THE TASK:
Produce an exact copy of all the data below, dropping every image.
☆ ☆ ☆ ☆ ☆
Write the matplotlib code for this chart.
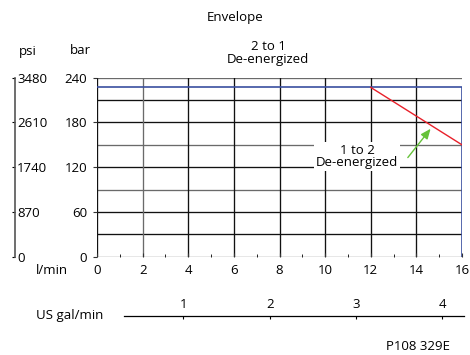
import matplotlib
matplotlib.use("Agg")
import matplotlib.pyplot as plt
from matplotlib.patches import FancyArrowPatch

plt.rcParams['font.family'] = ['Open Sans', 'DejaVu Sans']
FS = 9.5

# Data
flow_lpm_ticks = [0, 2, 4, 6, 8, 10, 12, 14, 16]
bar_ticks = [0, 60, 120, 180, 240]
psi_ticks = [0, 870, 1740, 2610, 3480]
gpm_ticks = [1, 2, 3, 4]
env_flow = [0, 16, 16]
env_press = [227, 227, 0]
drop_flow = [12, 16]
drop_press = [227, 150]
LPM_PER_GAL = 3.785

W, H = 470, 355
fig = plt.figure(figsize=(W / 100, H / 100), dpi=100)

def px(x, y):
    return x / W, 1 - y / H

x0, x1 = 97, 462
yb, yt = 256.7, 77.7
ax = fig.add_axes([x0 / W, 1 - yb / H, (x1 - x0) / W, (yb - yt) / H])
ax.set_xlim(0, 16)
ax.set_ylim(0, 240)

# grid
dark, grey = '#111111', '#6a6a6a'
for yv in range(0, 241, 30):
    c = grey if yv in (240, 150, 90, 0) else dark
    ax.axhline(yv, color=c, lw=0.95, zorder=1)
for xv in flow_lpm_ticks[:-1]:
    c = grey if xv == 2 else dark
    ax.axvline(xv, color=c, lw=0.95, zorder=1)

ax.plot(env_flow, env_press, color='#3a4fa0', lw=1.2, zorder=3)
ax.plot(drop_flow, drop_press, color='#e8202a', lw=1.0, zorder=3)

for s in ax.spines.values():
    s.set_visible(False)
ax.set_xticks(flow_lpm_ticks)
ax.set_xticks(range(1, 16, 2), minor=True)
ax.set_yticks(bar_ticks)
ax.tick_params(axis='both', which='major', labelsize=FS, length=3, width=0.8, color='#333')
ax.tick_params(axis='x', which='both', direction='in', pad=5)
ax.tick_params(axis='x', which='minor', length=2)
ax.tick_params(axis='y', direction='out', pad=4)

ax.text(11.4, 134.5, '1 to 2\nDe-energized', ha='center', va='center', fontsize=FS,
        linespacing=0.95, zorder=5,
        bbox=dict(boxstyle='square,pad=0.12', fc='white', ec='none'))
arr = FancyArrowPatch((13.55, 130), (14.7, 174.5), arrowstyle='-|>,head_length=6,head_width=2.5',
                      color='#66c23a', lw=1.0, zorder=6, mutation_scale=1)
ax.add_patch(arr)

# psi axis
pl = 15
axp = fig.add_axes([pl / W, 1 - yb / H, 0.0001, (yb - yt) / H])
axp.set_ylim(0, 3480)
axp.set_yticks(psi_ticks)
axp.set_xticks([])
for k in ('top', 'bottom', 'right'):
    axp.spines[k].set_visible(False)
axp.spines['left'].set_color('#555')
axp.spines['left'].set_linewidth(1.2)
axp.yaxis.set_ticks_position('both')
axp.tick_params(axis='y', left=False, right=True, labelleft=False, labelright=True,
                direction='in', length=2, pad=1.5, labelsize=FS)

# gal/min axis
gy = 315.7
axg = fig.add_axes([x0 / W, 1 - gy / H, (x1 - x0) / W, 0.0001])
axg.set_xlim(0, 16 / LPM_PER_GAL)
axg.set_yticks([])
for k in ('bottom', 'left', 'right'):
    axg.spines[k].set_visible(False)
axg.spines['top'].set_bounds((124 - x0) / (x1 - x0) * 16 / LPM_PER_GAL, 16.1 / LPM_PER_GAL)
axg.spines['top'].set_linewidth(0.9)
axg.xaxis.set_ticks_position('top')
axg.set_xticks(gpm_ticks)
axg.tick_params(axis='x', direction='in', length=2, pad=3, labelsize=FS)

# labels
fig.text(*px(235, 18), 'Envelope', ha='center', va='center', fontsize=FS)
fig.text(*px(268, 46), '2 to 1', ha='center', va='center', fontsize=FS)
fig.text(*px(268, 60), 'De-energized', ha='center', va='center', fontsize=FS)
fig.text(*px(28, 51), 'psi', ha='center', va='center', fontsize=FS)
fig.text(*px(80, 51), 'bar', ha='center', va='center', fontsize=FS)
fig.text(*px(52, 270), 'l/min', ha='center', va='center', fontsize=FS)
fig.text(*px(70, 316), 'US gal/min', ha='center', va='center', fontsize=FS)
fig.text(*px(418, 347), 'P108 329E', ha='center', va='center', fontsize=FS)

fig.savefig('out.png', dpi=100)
☆ ☆ ☆ ☆ ☆
FULL ANSWER:
Write the matplotlib code for this chart.
import matplotlib
matplotlib.use("Agg")
import matplotlib.pyplot as plt
from matplotlib.patches import FancyArrowPatch

plt.rcParams['font.family'] = ['Open Sans', 'DejaVu Sans']
FS = 9.5

# Data
flow_lpm_ticks = [0, 2, 4, 6, 8, 10, 12, 14, 16]
bar_ticks = [0, 60, 120, 180, 240]
psi_ticks = [0, 870, 1740, 2610, 3480]
gpm_ticks = [1, 2, 3, 4]
env_flow = [0, 16, 16]
env_press = [227, 227, 0]
drop_flow = [12, 16]
drop_press = [227, 150]
LPM_PER_GAL = 3.785

W, H = 470, 355
fig = plt.figure(figsize=(W / 100, H / 100), dpi=100)

def px(x, y):
    return x / W, 1 - y / H

x0, x1 = 97, 462
yb, yt = 256.7, 77.7
ax = fig.add_axes([x0 / W, 1 - yb / H, (x1 - x0) / W, (yb - yt) / H])
ax.set_xlim(0, 16)
ax.set_ylim(0, 240)

# grid
dark, grey = '#111111', '#6a6a6a'
for yv in range(0, 241, 30):
    c = grey if yv in (240, 150, 90, 0) else dark
    ax.axhline(yv, color=c, lw=0.95, zorder=1)
for xv in flow_lpm_ticks[:-1]:
    c = grey if xv == 2 else dark
    ax.axvline(xv, color=c, lw=0.95, zorder=1)

ax.plot(env_flow, env_press, color='#3a4fa0', lw=1.2, zorder=3)
ax.plot(drop_flow, drop_press, color='#e8202a', lw=1.0, zorder=3)

for s in ax.spines.values():
    s.set_visible(False)
ax.set_xticks(flow_lpm_ticks)
ax.set_xticks(range(1, 16, 2), minor=True)
ax.set_yticks(bar_ticks)
ax.tick_params(axis='both', which='major', labelsize=FS, length=3, width=0.8, color='#333')
ax.tick_params(axis='x', which='both', direction='in', pad=5)
ax.tick_params(axis='x', which='minor', length=2)
ax.tick_params(axis='y', direction='out', pad=4)

ax.text(11.4, 134.5, '1 to 2\nDe-energized', ha='center', va='center', fontsize=FS,
        linespacing=0.95, zorder=5,
        bbox=dict(boxstyle='square,pad=0.12', fc='white', ec='none'))
arr = FancyArrowPatch((13.55, 130), (14.7, 174.5), arrowstyle='-|>,head_length=6,head_width=2.5',
                      color='#66c23a', lw=1.0, zorder=6, mutation_scale=1)
ax.add_patch(arr)

# psi axis
pl = 15
axp = fig.add_axes([pl / W, 1 - yb / H, 0.0001, (yb - yt) / H])
axp.set_ylim(0, 3480)
axp.set_yticks(psi_ticks)
axp.set_xticks([])
for k in ('top', 'bottom', 'right'):
    axp.spines[k].set_visible(False)
axp.spines['left'].set_color('#555')
axp.spines['left'].set_linewidth(1.2)
axp.yaxis.set_ticks_position('both')
axp.tick_params(axis='y', left=False, right=True, labelleft=False, labelright=True,
                direction='in', length=2, pad=1.5, labelsize=FS)

# gal/min axis
gy = 315.7
axg = fig.add_axes([x0 / W, 1 - gy / H, (x1 - x0) / W, 0.0001])
axg.set_xlim(0, 16 / LPM_PER_GAL)
axg.set_yticks([])
for k in ('bottom', 'left', 'right'):
    axg.spines[k].set_visible(False)
axg.spines['top'].set_bounds((124 - x0) / (x1 - x0) * 16 / LPM_PER_GAL, 16.1 / LPM_PER_GAL)
axg.spines['top'].set_linewidth(0.9)
axg.xaxis.set_ticks_position('top')
axg.set_xticks(gpm_ticks)
axg.tick_params(axis='x', direction='in', length=2, pad=3, labelsize=FS)

# labels
fig.text(*px(235, 18), 'Envelope', ha='center', va='center', fontsize=FS)
fig.text(*px(268, 46), '2 to 1', ha='center', va='center', fontsize=FS)
fig.text(*px(268, 60), 'De-energized', ha='center', va='center', fontsize=FS)
fig.text(*px(28, 51), 'psi', ha='center', va='center', fontsize=FS)
fig.text(*px(80, 51), 'bar', ha='center', va='center', fontsize=FS)
fig.text(*px(52, 270), 'l/min', ha='center', va='center', fontsize=FS)
fig.text(*px(70, 316), 'US gal/min', ha='center', va='center', fontsize=FS)
fig.text(*px(418, 347), 'P108 329E', ha='center', va='center', fontsize=FS)

fig.savefig('out.png', dpi=100)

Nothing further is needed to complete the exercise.